Presaging the Lost World motifs of the American writer Edgar Rice Burroughs’s Tarzan saga, Haggard vindicated the prototypical big-game hunter, often accused of imperial villainy and waste. The Quatermain series placed such men on equal footing with the black bush dweller, a liberalization of attitude later represented by the safari organizers Bror Blixen, Berkeley Cole, and Denys Finch-Hatton in ISAK DINESEN’S Out of Africa (1937). In Allan Quatermain (1887), the elephant stalker’s dissatisfaction with African loot and with the decimation of animals reflects the growing British ambivalence toward the colonial pillage of Africa’s natural resources and continental integrity. To the protagonist, avarice reveals the absence of true Christianity in people who are “fixed night and day upon Mammon’s glittering image” (Haggard 2007, 469). In the introduction to Allan’s Wife (1889), Haggard lamented the alteration of the Transvaal plains after the Boers seized the goldfields: “The game has gone; the misty charm of the morning has become the glare of day” (Haggard 1889, v). The complex character of Quatermain came to life on the screen in the acting of Stewart Granger in King Solomon’s Mines (1950), George Montgomery in Watusi: Guardians of King Solomon’s Mines (1959), Richard Chamberlain in King Solomon’s Mines (1985) and Allan Quatermain and the Lost City of Gold (1987), Sean Connery in The League of Extraordinary Gentlemen (2003), and Patrick Swayze in a later reprise of King Solomon’s Mines (2004).

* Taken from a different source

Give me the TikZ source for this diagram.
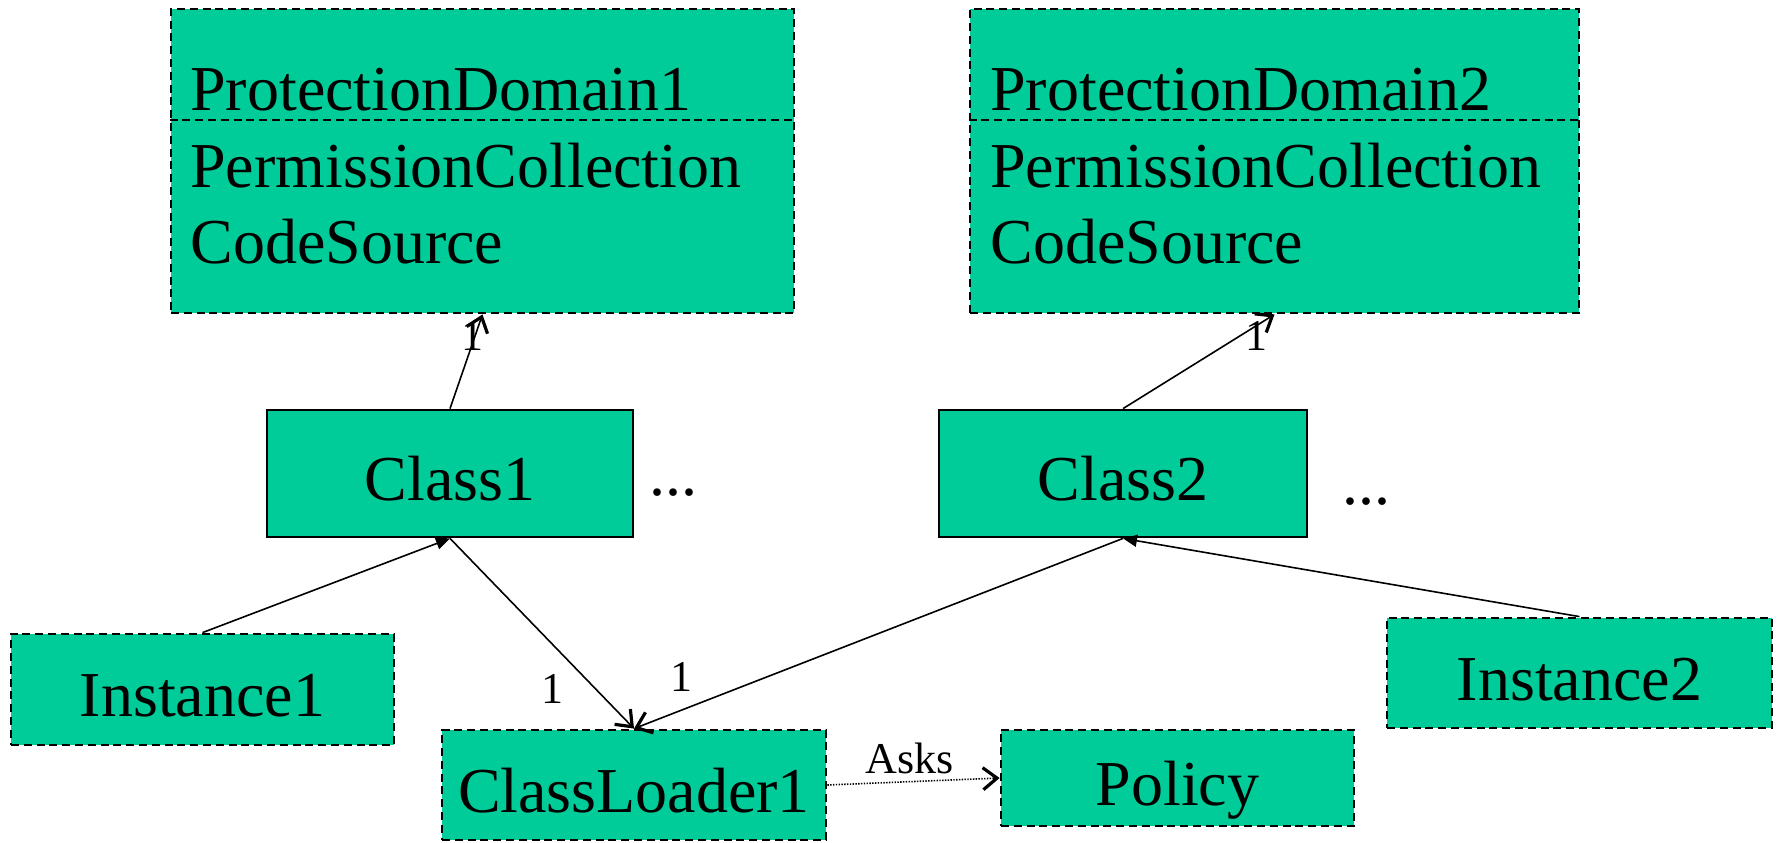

By age 50, Haggard renounced his notoriety for penning best sellers and turned his attention to the decline of the African native under colonial rule. Like the English-Canadian FRONTIER writer Grey Owl (Archibald Belaney, 1888-1938), author of The Men of the Last Frontier (1931), Haggard recognized that despoliation of the wild was irreversible. As a supervisor for the Dominions Royal Commission in Australia, Canada, New Zealand, and South Africa, he began studying racism, land swindles, agrarian and herding conditions, and the plight of migrant Zulu laborers and miners. In his journal, Diary of an African Journey (1914), he speaks of battling the “darksome, unknown powers in Government offices” (Haggard 2001, 34), a bureaucratic combat far removed from the swagger of Allan Quatermain. Of the struggle to anglicize Rhodesia, he observed that, unlike the more hospitable regions of Australia and Canada, Rhodesia was not “a land suitable to the permanent establishment and reproduction of Europeans” (284). His tone discloses a race prejudice rooting blacks in lands that are uninhabitable by less robust white overseers. Nevertheless, he deplored the aim of the white race to govern Africa.

Sources

Haggard, H. Rider. Allan Quatermain: The Zulu Trilogy, Marie, Child of Storm, and Finished. New York: Wilder, 2007.

------- . Allan’s Wife. London: Spencer Blackett, 1889.

----- . Black Heart and White Heart. London: Longmans, Green, 1900.

----- . Diary of an African Journey: The Return of Rider Haggard. New York: New York University Press, 2001.

----- . King Solomon’s Mines. Whitefish, Mont.: Kessinger, 2004.

Hopkins, Lisa. Giants of the Past. Lewisburg, Pa.: Bucknell University Press, 2004.